Eventually we found a farm. We bought a trailer and lived there for two years.
That was when the real work started.
Not financial work. Psychological work.
I began studying why I had frozen. Why the win had scared me as much as the loss. Why, with every tool available, I still couldn't execute at the moments that mattered most. I went deep into self-image psychology — the kind of work most people avoid because it's slow, uncomfortable, and humbling. I discovered something that changed everything:
Your eyes are not cameras. They are projectors.
What you believe about yourself — your worthiness, your identity, your relationship to wealth — is what gets projected onto the external world. The market doesn't create your reality. It reflects it.
As within, so without.
I had been carrying unconscious beliefs I didn't even know existed. That wealth was dangerous. That wanting money badly was spiritually wrong. That people like me don't keep what they make. These weren't conscious thoughts — they lived underneath, directing my behavior while I called it bad timing or bad luck.
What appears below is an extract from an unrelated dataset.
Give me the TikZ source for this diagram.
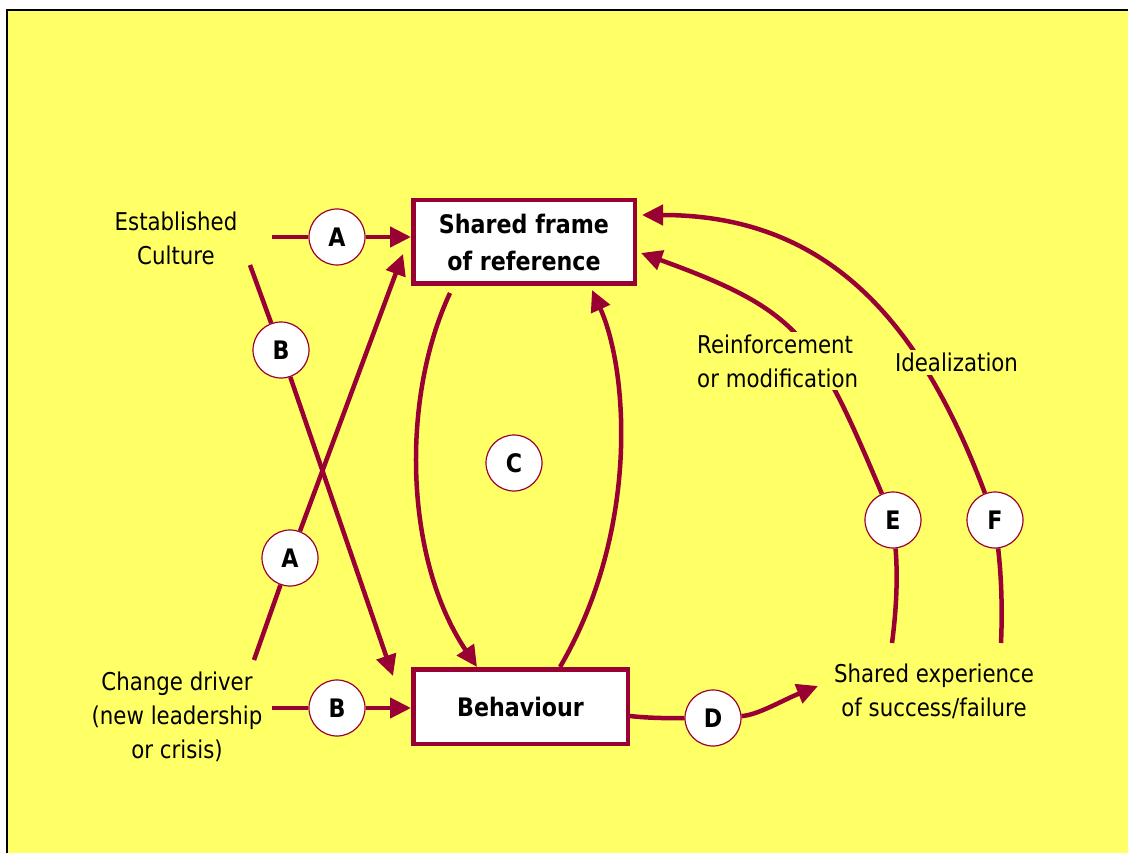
\documentclass[tikz,border=0pt]{standalone}
\usepackage{fontspec}
\setmainfont{DejaVu Sans}[FakeStretch=0.87]
\usetikzlibrary{arrows.meta}
\definecolor{wine}{HTML}{990033}
\definecolor{pad}{HTML}{FFFF66}

\begin{document}
\begin{tikzpicture}[x=1pt,y=-1pt,
  font=\fontsize{24.5}{34}\selectfont,
  line/.style={draw=wine,line width=4.5pt},
  flow/.style={line,-{Triangle[length=21pt,width=20pt]}},
  tag/.style={circle,draw=wine,line width=1.2pt,fill=white,minimum size=56pt,inner sep=0pt,font=\fontsize{25.5}{34}\selectfont\bfseries},
  box/.style={draw=wine,line width=4.5pt,fill=white,align=center,font=\fontsize{25.5}{37}\selectfont\bfseries},
  lbl/.style={inner sep=0pt,align=center}]
\useasboundingbox (0,0) rectangle (1128,853);
\fill[white] (0,0) rectangle (1128,853);
\begin{scope}
\clip (0,0) rectangle (1128,853);
\draw[fill=pad,line width=2.5pt] (7,10) rectangle (1150,880);
\end{scope}

% boxes and markers
\node[box,minimum width=221.5pt,minimum height=83.5pt] (frame) at (524,242) {Shared frame\\of reference};
\node[box,minimum width=214.5pt,minimum height=74.5pt] (behav) at (520.5,706.5) {Behaviour};
\node[tag] (A1) at (337,237) {A};
\node[tag] (B1) at (281,350) {B};
\node[tag] (A2) at (290,558) {A};
\node[tag] (B2) at (337,708) {B};
\node[tag] (C) at (514,463) {C};
\node[tag] (D) at (713,718) {D};
\node[tag] (E) at (893,520) {E};
\node[tag] (F) at (995,520) {F};

% loose ends
\coordinate (estA) at (272,237);
\coordinate (estB) at (250,265);
\coordinate (chgA) at (254,660);
\coordinate (chgB) at (272,708);
\coordinate (aTip) at (403,254);
\coordinate (bTip) at (393,676);
\coordinate (c1s) at (450,293);
\coordinate (c1e) at (477,667);
\coordinate (c2s) at (560,667);
\coordinate (c2e) at (592,290);
\coordinate (dS) at (630,716);
\coordinate (dTip) at (818,686);
\coordinate (eBot) at (892,643);
\coordinate (eTip) at (641,253);
\coordinate (fBot) at (1001,643);
\coordinate (fTip) at (642,215);

\draw[flow] (estA) -- (A1) -- (A1 -| frame.west);
\draw[flow] (estB) -- (B1) -- (bTip);
\draw[flow] (chgA) -- (A2) -- (aTip);
\draw[flow] (chgB) -- (B2) -- (B2 -| behav.west);
\draw[flow] (c1s) .. controls +(-50,107) and +(-72,-107) .. (c1e);
\draw[flow] (c2s) .. controls +(80,-137) and +(36,80) .. (c2e);
\draw[line] (dS) .. controls +(25,3) and +(-25,0) .. (D);
\draw[flow] (D) .. controls +(45,-3) and +(-35,14) .. (dTip);
\draw[line] (eBot) .. controls +(6,-45) and +(4,45) .. (E);
\draw[flow] (E) .. controls +(-78,-184) and +(160,58) .. (eTip);
\draw[line] (fBot) .. controls +(2,-45) and +(5,45) .. (F);
\draw[flow] (F) .. controls +(-75,-200) and +(185,0) .. (fTip);

% texts
\node[lbl] (est) at (176,238) {Established\\Culture};
\node[lbl] (chg) at (177,717) {Change driver\\(new leadership\\or crisis)};
\node[lbl,align=left,anchor=west,fill=pad,inner sep=3pt] (reinf) at (694,361) {Reinforcement\\or modification};
\node[lbl,fill=pad,inner sep=3pt] (ideal) at (956.5,362.5) {Idealization};
\node[lbl] (sexp) at (934,691) {Shared experience\\of success/failure};
\end{tikzpicture}
\end{document}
The market hadn't betrayed me. My own psychology had.
Today I live in Missouri. I work construction — building a nursing home, doing cabinet work with my hands. There is something deeply grounding about physical labor when you have spent years in abstract digital worlds. It brings you back to your body. Back to what is concrete and real.
I'm still in crypto. Still building. Still doing the inner work.
CryptoInstructions exists because I needed it to exist and it didn't. Because nobody was talking about the real reason investors fail — not strategy, not timing, not market conditions. The real reason is that most people's self-image cannot hold the wealth they are trying to create.
This project is my attempt to close that gap. For myself. And for anyone else who has ever understood exactly what to do — and still couldn't do it.